--- Begin Task input ---

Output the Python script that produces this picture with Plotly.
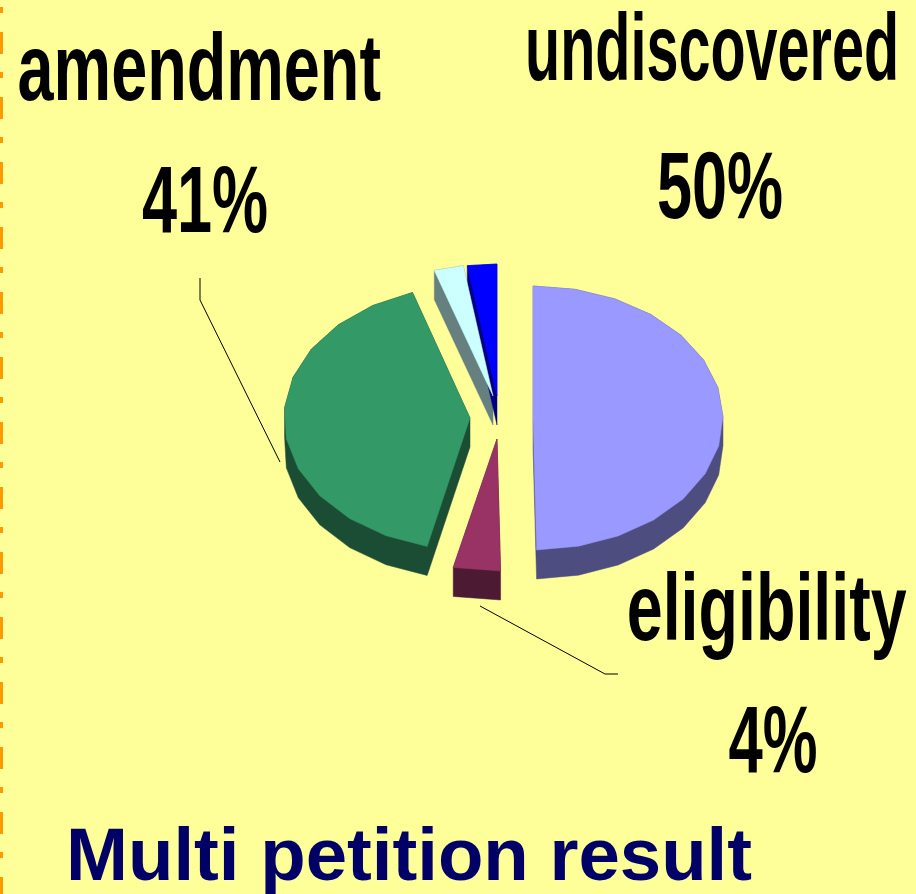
import math
import plotly.graph_objects as go

# Data
categories = ["undiscovered", "eligibility", "amendment", "other a", "other b"]
values = [49.7, 4.0, 41.3, 2.5, 2.5]
label_texts = ["amendment", "41%", "undiscovered", "50%", "eligibility", "4%"]
title_text = "Multi petition result"

# Style / layout
top_colors = ["#9999ff", "#993366", "#339966", "#ccffff", "#0000ff"]
side_colors = ["#4d4d80", "#4d1a33", "#1a4d33", "#668080", "#000080"]
tips = [(533, 418), (497, 439), (470, 418), (493, 396), (497, 396)]
radii_x = [190, 190, 186, 190, 190]
RY, DEPTH, STEP = 132, 29, 13.0
BG = "#ffff99"


def hull(points):
    pts = sorted(set(points))
    def half(seq):
        out = []
        for p in seq:
            while len(out) > 1 and (out[-1][0] - out[-2][0]) * (p[1] - out[-2][1]) - (out[-1][1] - out[-2][1]) * (p[0] - out[-2][0]) <= 0:
                out.pop()
            out.append(p)
        return out[:-1]
    return half(pts) + half(pts[::-1])


fig = go.Figure()
start = 0.0
total = sum(values)
tops = []
for val, tip, rx in zip(values, tips, radii_x):
    sweep = val / total * 360
    n = max(1, round(sweep / STEP))
    pts = [tip]
    for i in range(n + 1):
        t = math.radians(start + sweep * i / n)
        pts.append((tip[0] + rx * math.sin(t), max(264, tip[1] - RY * math.cos(t))))
    tops.append(pts)
    start += sweep

for pts, col in zip(tops, side_colors):
    h = hull(pts + [(p[0], p[1] + DEPTH) for p in pts])
    h.append(h[0])
    fig.add_trace(go.Scatter(x=[p[0] for p in h], y=[p[1] for p in h], mode="lines", fill="toself", fillcolor=col,
                             line=dict(color=col, width=0.5), hoverinfo="skip", showlegend=False))
for pts, col, name in zip(tops, top_colors, categories):
    fig.add_trace(go.Scatter(x=[p[0] for p in pts] + [pts[0][0]], y=[p[1] for p in pts] + [pts[0][1]],
                             mode="lines", fill="toself", fillcolor=col, name=name,
                             line=dict(color=col, width=0.5), hoverinfo="skip", showlegend=False))

label_pos = [(199, 66), (205, 198), (712, 46), (720, 184), (766, 606), (773, 738)]
anns = [dict(x=p[0], y=p[1], text=t, showarrow=False, xanchor="center", yanchor="middle",
             font=dict(family="Liberation Sans Narrow, Liberation Sans", size=76, color="#000000", weight="bold"))
        for t, p in zip(label_texts, label_pos)]
anns.append(dict(x=409, y=854, text=title_text, showarrow=False, xanchor="center", yanchor="middle",
                 font=dict(family="Liberation Sans", size=74.4, color="#000066", weight="bold")))

shapes = [
    dict(type="line", x0=1.5, x1=1.5, y0=7, y1=894, line=dict(color="#ff9900", width=3, dash="6px,19px,22px,18px")),
    dict(type="path", path="M200,278 L200,300 L280,462", line=dict(color="#000000", width=1)),
    dict(type="path", path="M480,606 L605,674 L618,674", line=dict(color="#000000", width=1)),
]
fig.update_layout(width=916, height=894, margin=dict(l=0, r=0, t=0, b=0), autosize=False,
                  paper_bgcolor=BG, plot_bgcolor=BG, showlegend=False, annotations=anns, shapes=shapes,
                  xaxis=dict(range=[0, 916], visible=False, fixedrange=True),
                  yaxis=dict(range=[894, 0], visible=False, fixedrange=True))

post = """
document.documentElement.style.margin='0';document.body.style.margin='0';document.body.style.overflow='hidden';
var sx=[0.852,0.83,0.757,0.83,0.85,0.81], sy=[1.25,1.25,1.25,1.25,1.25,1.25];
var el=document.querySelectorAll('.annotation text');
for(var i=0;i<sx.length&&i<el.length;i++){
 el[i].style.transformBox='fill-box';el[i].style.transformOrigin='center';
 el[i].style.transform='scale('+sx[i]+','+sy[i]+')';
}
"""
fig.write_html("out.html", post_script=post, config=dict(displayModeBar=False),
               default_width="916px", default_height="894px")
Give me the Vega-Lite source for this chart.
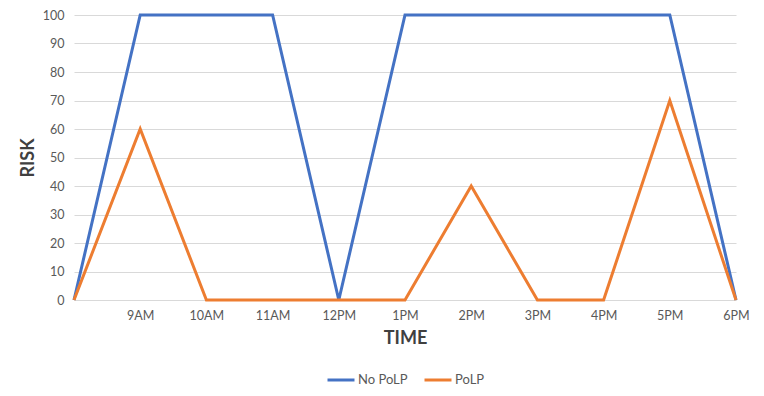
{
  "$schema": "https://vega.github.io/schema/vega-lite/v6.json",
  "width": 662,
  "height": 285,
  "autosize": {"type": "none"},
  "padding": {"left": 74, "top": 15, "right": 28, "bottom": 96},
  "background": "white",
  "config": {
    "font": "Lato",
    "view": {"stroke": null},
    "axis": {"labelFont": "Lato", "titleFont": "Lato"},
    "legend": {"layout": {"bottom": {"anchor": "middle"}}}
  },
  "data": {
    "values": [
      {"time": " ", "series": "No PoLP", "risk": 0},
      {"time": "9AM", "series": "No PoLP", "risk": 100},
      {"time": "10AM", "series": "No PoLP", "risk": 100},
      {"time": "11AM", "series": "No PoLP", "risk": 100},
      {"time": "12PM", "series": "No PoLP", "risk": 0},
      {"time": "1PM", "series": "No PoLP", "risk": 100},
      {"time": "2PM", "series": "No PoLP", "risk": 100},
      {"time": "3PM", "series": "No PoLP", "risk": 100},
      {"time": "4PM", "series": "No PoLP", "risk": 100},
      {"time": "5PM", "series": "No PoLP", "risk": 100},
      {"time": "6PM", "series": "No PoLP", "risk": 0},
      {"time": " ", "series": "PoLP", "risk": 0},
      {"time": "9AM", "series": "PoLP", "risk": 60},
      {"time": "10AM", "series": "PoLP", "risk": 0},
      {"time": "11AM", "series": "PoLP", "risk": 0},
      {"time": "12PM", "series": "PoLP", "risk": 0},
      {"time": "1PM", "series": "PoLP", "risk": 0},
      {"time": "2PM", "series": "PoLP", "risk": 40},
      {"time": "3PM", "series": "PoLP", "risk": 0},
      {"time": "4PM", "series": "PoLP", "risk": 0},
      {"time": "5PM", "series": "PoLP", "risk": 70},
      {"time": "6PM", "series": "PoLP", "risk": 0}
    ]
  },
  "mark": {"type": "line", "strokeWidth": 3, "strokeJoin": "miter"},
  "encoding": {
    "x": {
      "field": "time",
      "type": "ordinal",
      "sort": null,
      "scale": {"type": "point", "padding": 0},
      "axis": {
        "title": "TIME",
        "titleFontSize": 18,
        "titleFontWeight": "bold",
        "titleColor": "#404040",
        "titlePadding": 8,
        "labelAngle": 0,
        "labelFontSize": 12.5,
        "labelColor": "#595959",
        "labelPadding": 9,
        "ticks": false,
        "domainColor": "#d9d9d9",
        "domainWidth": 1,
        "grid": false
      }
    },
    "y": {
      "field": "risk",
      "type": "quantitative",
      "scale": {"domain": [0, 100], "nice": false},
      "axis": {
        "title": "RISK",
        "titleFontSize": 18,
        "titleFontWeight": "bold",
        "titleColor": "#404040",
        "titlePadding": 5,
        "values": [0, 10, 20, 30, 40, 50, 60, 70, 80, 90, 100],
        "labelFontSize": 12.5,
        "labelColor": "#595959",
        "labelPadding": 10,
        "ticks": false,
        "domain": false,
        "gridColor": "#d9d9d9",
        "gridWidth": 1
      }
    },
    "color": {
      "field": "series",
      "type": "nominal",
      "sort": ["No PoLP", "PoLP"],
      "scale": {"domain": ["No PoLP", "PoLP"], "range": ["#4472C4", "#ED7D31"]},
      "legend": {
        "title": null,
        "orient": "bottom",
        "direction": "horizontal",
        "symbolType": "stroke",
        "symbolStrokeWidth": 3,
        "symbolSize": 729,
        "labelOffset": 2,
        "labelFontSize": 13,
        "labelColor": "#595959",
        "columnPadding": 10,
        "offset": 17
      }
    }
  }
}
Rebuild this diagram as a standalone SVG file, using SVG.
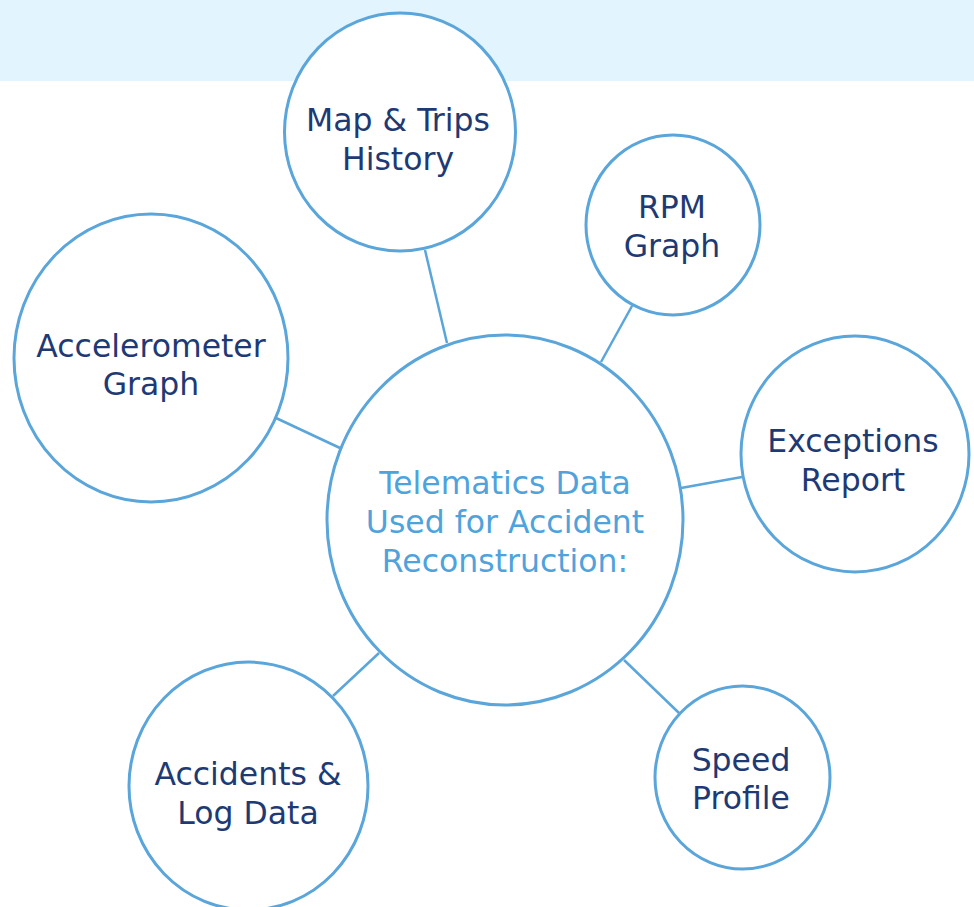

--- End Task input ---

— Directions —
Pull out each line of the entries that contains "this".

— Task output —
Output the Python script that produces this picture with Plotly.
Give me the Vega-Lite source for this chart.
Rebuild this diagram as a standalone SVG file, using SVG.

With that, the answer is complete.